* _Given information_
►

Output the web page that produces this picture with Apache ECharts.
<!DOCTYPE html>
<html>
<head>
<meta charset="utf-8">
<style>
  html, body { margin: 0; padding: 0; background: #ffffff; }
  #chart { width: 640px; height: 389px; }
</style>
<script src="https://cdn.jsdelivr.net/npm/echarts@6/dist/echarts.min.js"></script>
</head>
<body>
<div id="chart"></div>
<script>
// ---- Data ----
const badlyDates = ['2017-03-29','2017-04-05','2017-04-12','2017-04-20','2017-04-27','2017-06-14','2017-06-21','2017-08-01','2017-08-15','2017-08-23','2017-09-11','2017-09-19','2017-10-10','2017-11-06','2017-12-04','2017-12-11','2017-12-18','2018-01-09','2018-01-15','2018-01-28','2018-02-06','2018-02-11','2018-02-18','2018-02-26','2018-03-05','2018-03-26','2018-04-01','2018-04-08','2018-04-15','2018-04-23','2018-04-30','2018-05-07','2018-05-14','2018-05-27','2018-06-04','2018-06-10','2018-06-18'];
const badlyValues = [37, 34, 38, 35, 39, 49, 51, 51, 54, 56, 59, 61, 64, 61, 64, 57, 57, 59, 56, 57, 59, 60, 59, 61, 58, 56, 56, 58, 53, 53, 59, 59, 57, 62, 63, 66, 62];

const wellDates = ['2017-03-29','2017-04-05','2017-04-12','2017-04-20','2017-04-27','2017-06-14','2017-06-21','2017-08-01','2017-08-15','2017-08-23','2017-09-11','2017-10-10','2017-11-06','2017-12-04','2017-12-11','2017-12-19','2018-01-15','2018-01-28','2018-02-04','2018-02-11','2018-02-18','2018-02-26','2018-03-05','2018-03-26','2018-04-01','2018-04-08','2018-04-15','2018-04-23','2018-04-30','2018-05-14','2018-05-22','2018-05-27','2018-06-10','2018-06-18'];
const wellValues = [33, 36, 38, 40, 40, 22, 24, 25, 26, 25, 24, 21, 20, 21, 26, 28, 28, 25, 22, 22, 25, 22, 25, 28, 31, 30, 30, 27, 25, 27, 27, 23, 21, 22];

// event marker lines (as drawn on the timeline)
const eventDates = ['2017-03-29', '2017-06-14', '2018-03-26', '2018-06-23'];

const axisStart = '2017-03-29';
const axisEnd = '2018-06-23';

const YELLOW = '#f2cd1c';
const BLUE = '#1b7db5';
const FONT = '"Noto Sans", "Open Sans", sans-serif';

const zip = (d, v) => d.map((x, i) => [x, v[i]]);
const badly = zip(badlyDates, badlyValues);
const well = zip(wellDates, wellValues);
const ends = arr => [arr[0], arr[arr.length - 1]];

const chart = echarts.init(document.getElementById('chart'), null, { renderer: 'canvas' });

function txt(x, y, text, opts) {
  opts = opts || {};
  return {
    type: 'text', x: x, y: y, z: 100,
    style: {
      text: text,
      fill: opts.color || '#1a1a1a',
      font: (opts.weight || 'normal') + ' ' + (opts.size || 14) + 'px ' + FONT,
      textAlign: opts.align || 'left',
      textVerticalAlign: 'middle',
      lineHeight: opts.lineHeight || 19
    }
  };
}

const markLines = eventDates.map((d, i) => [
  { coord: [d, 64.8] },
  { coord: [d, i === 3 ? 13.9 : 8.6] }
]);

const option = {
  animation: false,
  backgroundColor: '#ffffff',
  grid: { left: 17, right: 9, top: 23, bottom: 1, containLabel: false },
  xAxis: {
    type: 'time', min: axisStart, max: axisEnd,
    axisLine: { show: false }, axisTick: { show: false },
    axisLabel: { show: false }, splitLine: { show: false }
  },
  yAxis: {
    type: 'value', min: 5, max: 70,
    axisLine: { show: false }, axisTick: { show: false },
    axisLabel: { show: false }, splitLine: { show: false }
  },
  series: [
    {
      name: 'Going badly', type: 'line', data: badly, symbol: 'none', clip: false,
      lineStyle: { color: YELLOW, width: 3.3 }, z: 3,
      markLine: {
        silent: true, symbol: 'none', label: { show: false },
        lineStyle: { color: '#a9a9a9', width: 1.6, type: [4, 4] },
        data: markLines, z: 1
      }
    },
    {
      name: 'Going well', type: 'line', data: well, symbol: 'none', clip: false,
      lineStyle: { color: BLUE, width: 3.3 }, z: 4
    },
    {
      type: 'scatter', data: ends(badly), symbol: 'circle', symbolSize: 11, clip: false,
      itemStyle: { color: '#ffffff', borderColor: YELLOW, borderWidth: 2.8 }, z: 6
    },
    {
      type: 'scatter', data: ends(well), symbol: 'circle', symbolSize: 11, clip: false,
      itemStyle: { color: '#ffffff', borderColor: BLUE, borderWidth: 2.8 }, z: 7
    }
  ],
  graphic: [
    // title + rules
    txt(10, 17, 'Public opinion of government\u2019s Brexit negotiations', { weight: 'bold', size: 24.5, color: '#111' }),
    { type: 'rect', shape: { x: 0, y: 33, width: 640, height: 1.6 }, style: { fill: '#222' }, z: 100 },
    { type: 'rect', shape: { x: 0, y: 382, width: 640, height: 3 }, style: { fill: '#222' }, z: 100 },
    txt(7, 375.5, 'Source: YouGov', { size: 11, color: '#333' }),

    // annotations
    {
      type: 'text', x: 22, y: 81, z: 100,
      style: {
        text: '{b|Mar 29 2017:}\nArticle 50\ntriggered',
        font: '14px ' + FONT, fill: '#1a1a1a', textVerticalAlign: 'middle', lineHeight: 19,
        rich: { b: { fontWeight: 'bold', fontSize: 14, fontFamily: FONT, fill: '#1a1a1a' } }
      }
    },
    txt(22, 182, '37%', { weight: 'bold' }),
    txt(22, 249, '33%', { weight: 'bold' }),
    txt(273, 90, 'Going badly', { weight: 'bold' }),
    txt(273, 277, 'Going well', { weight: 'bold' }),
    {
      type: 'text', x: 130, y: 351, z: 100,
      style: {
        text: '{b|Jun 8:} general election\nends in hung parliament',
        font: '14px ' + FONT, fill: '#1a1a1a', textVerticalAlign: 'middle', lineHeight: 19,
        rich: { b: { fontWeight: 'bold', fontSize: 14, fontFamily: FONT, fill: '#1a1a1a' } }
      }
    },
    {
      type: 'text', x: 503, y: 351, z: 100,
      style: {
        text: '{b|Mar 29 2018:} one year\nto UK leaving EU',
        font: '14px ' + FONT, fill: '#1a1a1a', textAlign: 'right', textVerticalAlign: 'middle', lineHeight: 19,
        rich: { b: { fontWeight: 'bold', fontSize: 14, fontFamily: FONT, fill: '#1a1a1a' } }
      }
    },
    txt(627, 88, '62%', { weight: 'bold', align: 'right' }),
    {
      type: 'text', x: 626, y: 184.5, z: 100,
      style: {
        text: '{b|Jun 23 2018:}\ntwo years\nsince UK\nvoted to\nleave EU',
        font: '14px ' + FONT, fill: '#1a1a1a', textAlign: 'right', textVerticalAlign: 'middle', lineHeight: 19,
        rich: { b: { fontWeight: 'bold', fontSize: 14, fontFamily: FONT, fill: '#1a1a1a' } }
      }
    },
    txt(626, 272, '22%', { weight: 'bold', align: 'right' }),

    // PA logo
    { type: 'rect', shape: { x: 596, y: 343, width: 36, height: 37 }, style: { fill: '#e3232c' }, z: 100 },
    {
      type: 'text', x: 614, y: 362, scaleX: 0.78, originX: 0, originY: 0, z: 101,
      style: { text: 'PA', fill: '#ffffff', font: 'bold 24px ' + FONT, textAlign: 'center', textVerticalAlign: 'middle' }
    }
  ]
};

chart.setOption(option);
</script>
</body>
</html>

◄
►

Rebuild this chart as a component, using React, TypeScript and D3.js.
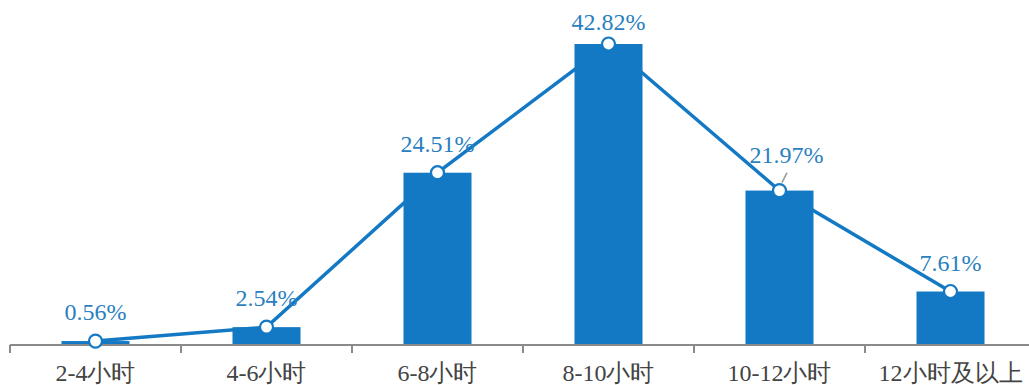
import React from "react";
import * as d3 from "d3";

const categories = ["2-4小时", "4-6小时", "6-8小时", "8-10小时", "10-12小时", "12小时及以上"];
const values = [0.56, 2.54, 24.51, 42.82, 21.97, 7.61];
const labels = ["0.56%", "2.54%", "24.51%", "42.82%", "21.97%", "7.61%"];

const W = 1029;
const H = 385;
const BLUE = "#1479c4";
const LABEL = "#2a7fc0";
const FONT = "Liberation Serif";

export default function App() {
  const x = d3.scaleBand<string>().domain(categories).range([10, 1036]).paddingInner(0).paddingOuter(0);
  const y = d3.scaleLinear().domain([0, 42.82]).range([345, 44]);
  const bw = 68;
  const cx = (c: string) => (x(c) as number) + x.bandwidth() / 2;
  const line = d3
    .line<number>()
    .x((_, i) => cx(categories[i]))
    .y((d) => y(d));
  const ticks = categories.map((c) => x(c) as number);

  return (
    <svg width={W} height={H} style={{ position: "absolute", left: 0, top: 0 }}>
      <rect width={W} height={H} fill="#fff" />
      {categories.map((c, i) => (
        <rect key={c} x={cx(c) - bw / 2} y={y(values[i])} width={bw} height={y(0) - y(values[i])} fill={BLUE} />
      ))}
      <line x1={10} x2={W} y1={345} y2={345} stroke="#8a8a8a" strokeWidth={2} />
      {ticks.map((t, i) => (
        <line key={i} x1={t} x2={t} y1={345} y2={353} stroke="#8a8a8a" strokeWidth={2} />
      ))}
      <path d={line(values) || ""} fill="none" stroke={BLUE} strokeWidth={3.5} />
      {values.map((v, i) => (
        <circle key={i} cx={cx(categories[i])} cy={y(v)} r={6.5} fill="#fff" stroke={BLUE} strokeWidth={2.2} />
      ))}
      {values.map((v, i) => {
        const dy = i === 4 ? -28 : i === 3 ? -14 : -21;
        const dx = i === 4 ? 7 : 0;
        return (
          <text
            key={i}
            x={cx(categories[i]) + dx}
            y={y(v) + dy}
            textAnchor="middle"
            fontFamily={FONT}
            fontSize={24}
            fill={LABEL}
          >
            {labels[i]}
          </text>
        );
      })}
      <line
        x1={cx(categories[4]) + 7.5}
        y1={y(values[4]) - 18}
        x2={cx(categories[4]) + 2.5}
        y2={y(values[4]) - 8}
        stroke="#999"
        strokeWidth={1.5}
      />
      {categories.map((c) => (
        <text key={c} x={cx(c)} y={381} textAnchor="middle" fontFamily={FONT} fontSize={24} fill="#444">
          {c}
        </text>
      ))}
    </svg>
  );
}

◄

* _Work to do_
Using the listing above, pick out each line that contains the word "React", then copy it.

* _Result for this exercise_
Rebuild this chart as a component, using React, TypeScript and D3.js.
import React from "react";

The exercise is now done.